My works are comprised of Ojibwe floral designs using historical methods and mediums including birchbark and porcupine quills. I combine Ojibwe style quillwork with hand painted Ojibwe floral designs on birchbark using contemporary acrylic paints, seed beads, rhinestones, and rhinestone banding. I aim to keep the designs traditional, but to create modern jewelry with a bit of “bling” and contemporary flair. By using new materials like crystals and rhinestone banding, I combine traditional Ojibwe designs with contemporary style. I make jewelry that is reflective of my culture and the way that it continues to be preserved, practiced, and adapts to changing times.
Utilizing traditional Ojibwe floral designs and Ojibwe mediums and combining them with contemporary art styles, mediums, and techniques is my signature style. This is purposeful, as Native American art is seen as a long lost historical marvel only to be seen on historical artifacts in museums. Too often in society, indigenous peoples are less than an afterthought- many aren’t even cognizant of our existence. By allowing my art to evolve with more present day ideas and techniques, I hope to assist in the mainstream revival of the artistic aspects of my Anishinaabe culture- to help in spreading a simple and straightforward message of “we are still here.” The Anishinaabe people are still here, still creating, and fighting for our existence to be dignified.
Reconnecting with my passion for art after nearly a decade has allowed me to grow as a person, along with learning about who I am and where I come from. I hope that my art will evoke the same emotions of joy, wonder, and contentment I feel when creating in others who view and/or wear it.
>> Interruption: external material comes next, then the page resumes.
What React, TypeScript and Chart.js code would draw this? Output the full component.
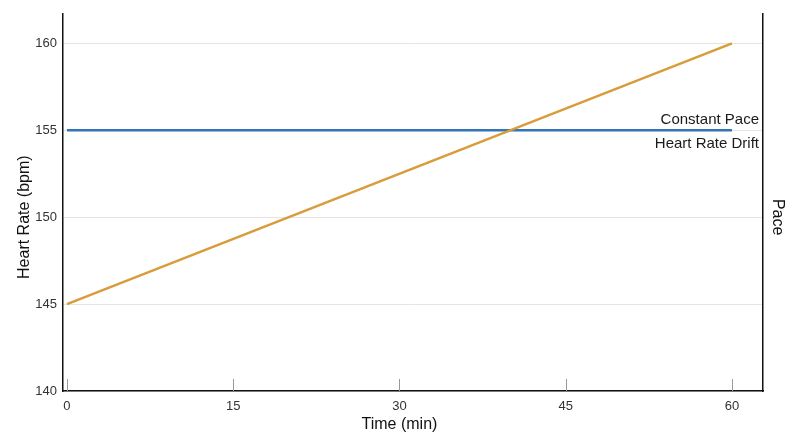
import { Chart, registerables } from 'chart.js';
import { useEffect, useRef } from 'react';

Chart.register(...registerables);

const timeMin = [0, 60];
const constantPaceHr = [155, 155];
const heartRateDriftHr = [145, 160];
const xTickValues = [0, 15, 30, 45, 60];
const yTickValues = [140, 145, 150, 155, 160];
const seriesNames = ['Constant Pace', 'Heart Rate Drift'];
const axisTitles = { x: 'Time (min)', y: 'Heart Rate (bpm)', y2: 'Pace' };

const FONT = "'Liberation Sans', Arial, Helvetica, sans-serif";

const App: React.FC = () => {
    const chartRef = useRef<HTMLCanvasElement | null>(null);
    const chartInstance = useRef<Chart | null>(null);

    useEffect(() => {
        document.body.style.margin = '0';
        if (!chartRef.current) {
            return;
        }
        const context = chartRef.current.getContext('2d');
        if (!context) {
            return;
        }
        if (chartInstance.current) {
            chartInstance.current.destroy();
        }

        // inward tick marks, line-end labels, and axis titles centred on the data domain
        const extras = {
            id: 'extras',
            afterDraw(chart: Chart) {
                const { ctx, chartArea, scales } = chart;
                const xs = scales.x;
                const ys = scales.y;
                ctx.save();
                ctx.strokeStyle = '#999';
                ctx.lineWidth = 1;
                xTickValues.forEach((v) => {
                    const px = Math.round(xs.getPixelForValue(v)) + 0.5;
                    ctx.beginPath();
                    ctx.moveTo(px, chartArea.bottom);
                    ctx.lineTo(px, chartArea.bottom - 12);
                    ctx.stroke();
                });

                const yLine = ys.getPixelForValue(constantPaceHr[constantPaceHr.length - 1]);
                ctx.fillStyle = '#1a1a1a';
                ctx.font = `15px ${FONT}`;
                ctx.textAlign = 'right';
                ctx.textBaseline = 'alphabetic';
                ctx.fillText(seriesNames[0], chartArea.right - 4, yLine - 6.5);
                ctx.textBaseline = 'top';
                ctx.fillText(seriesNames[1], chartArea.right - 4, yLine + 6.5);

                const xMid = xs.getPixelForValue((xTickValues[0] + xTickValues[xTickValues.length - 1]) / 2);
                const yMid = ys.getPixelForValue((yTickValues[0] + yTickValues[yTickValues.length - 1]) / 2);
                ctx.fillStyle = '#111';
                ctx.font = `16px ${FONT}`;
                ctx.textAlign = 'center';
                ctx.textBaseline = 'middle';
                ctx.fillText(axisTitles.x, xMid, 425);

                ctx.save();
                ctx.translate(24.5, yMid);
                ctx.rotate(-Math.PI / 2);
                ctx.fillText(axisTitles.y, 0, 0);
                ctx.restore();

                ctx.save();
                ctx.translate(777, yMid);
                ctx.rotate(Math.PI / 2);
                ctx.fillText(axisTitles.y2, 0, 0);
                ctx.restore();

                ctx.restore();
            },
        };

        chartInstance.current = new Chart(context, {
            type: 'line',
            data: {
                datasets: [
                    {
                        label: seriesNames[1],
                        data: timeMin.map((t, i) => ({ x: t, y: heartRateDriftHr[i] })),
                        borderColor: '#d89c3a',
                        borderWidth: 2.5,
                        pointRadius: 0,
                        fill: false,
                    },
                    {
                        label: seriesNames[0],
                        data: timeMin.map((t, i) => ({ x: t, y: constantPaceHr[i] })),
                        borderColor: '#3375b5',
                        borderWidth: 2.5,
                        pointRadius: 0,
                        fill: false,
                    },
                ],
            },
            options: {
                animation: false,
                responsive: true,
                maintainAspectRatio: false,
                layout: { padding: { top: 13.5, left: 0, right: 0, bottom: 0 } },
                plugins: {
                    legend: { display: false },
                    tooltip: { enabled: false },
                },
                scales: {
                    x: {
                        type: 'linear',
                        min: -0.36,
                        max: 62.8,
                        afterBuildTicks: (scale: any) => {
                            scale.ticks = xTickValues.map((v) => ({ value: v }));
                        },
                        afterFit: (scale: any) => {
                            scale.height = 56;
                        },
                        grid: { display: false, drawTicks: false },
                        border: { display: true, color: '#111', width: 1.5 },
                        ticks: {
                            padding: 8,
                            color: '#333',
                            font: { family: FONT, size: 13 },
                            maxRotation: 0,
                        },
                    },
                    y: {
                        type: 'linear',
                        position: 'left',
                        min: 140,
                        max: 161.7,
                        afterBuildTicks: (scale: any) => {
                            scale.ticks = yTickValues.map((v) => ({ value: v }));
                        },
                        afterFit: (scale: any) => {
                            scale.width = 63;
                        },
                        grid: { color: '#e4e4e4', lineWidth: 1, drawTicks: false },
                        border: { display: true, color: '#111', width: 1.5 },
                        ticks: {
                            padding: 6,
                            color: '#333',
                            font: { family: FONT, size: 13 },
                        },
                    },
                    y2: {
                        type: 'linear',
                        position: 'right',
                        min: 0,
                        max: 1,
                        afterFit: (scale: any) => {
                            scale.width = 37;
                        },
                        grid: { display: false, drawTicks: false },
                        border: { display: true, color: '#111', width: 1.5 },
                        ticks: { display: false },
                    },
                },
            },
            plugins: [extras],
        });

        return () => {
            if (chartInstance.current) {
                chartInstance.current.destroy();
                chartInstance.current = null;
            }
        };
    }, []);

    return (
        <div style={{ position: 'relative', width: 800, height: 447 }}>
            <canvas ref={chartRef} />
        </div>
    );
};

export default App;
Intergenerational trauma runs rampant in indigenous communities and unless action is taken; these cycles will continue to be unconsciously perpetuated. With art and creativity being such a vital component of Anishinaabe culture, I believe that it needs to be strongly encouraged within our communities, and used as a tool for healing and connecting others to their culture. It is difficult to grow strong on a damaged foundation. I feel that art has helped me heal and work through past traumas and to begin to grow a strong principle. This work is vital to me- art is in my soul, has always been a part of me, even when I wasn’t actively creating art. By reconnecting with my creative roots, I have begun to accept my true genuine self, to heal and work through my traumas, and have found my purpose. As I continue to learn as an artist and Ojibwe woman I have been able to share my art and life experiences with others, and can see the impact that it is starting to have. My ultimate goal as an Ojibwe artist is to promote this path of healing through art and help others to reconnect with their culture.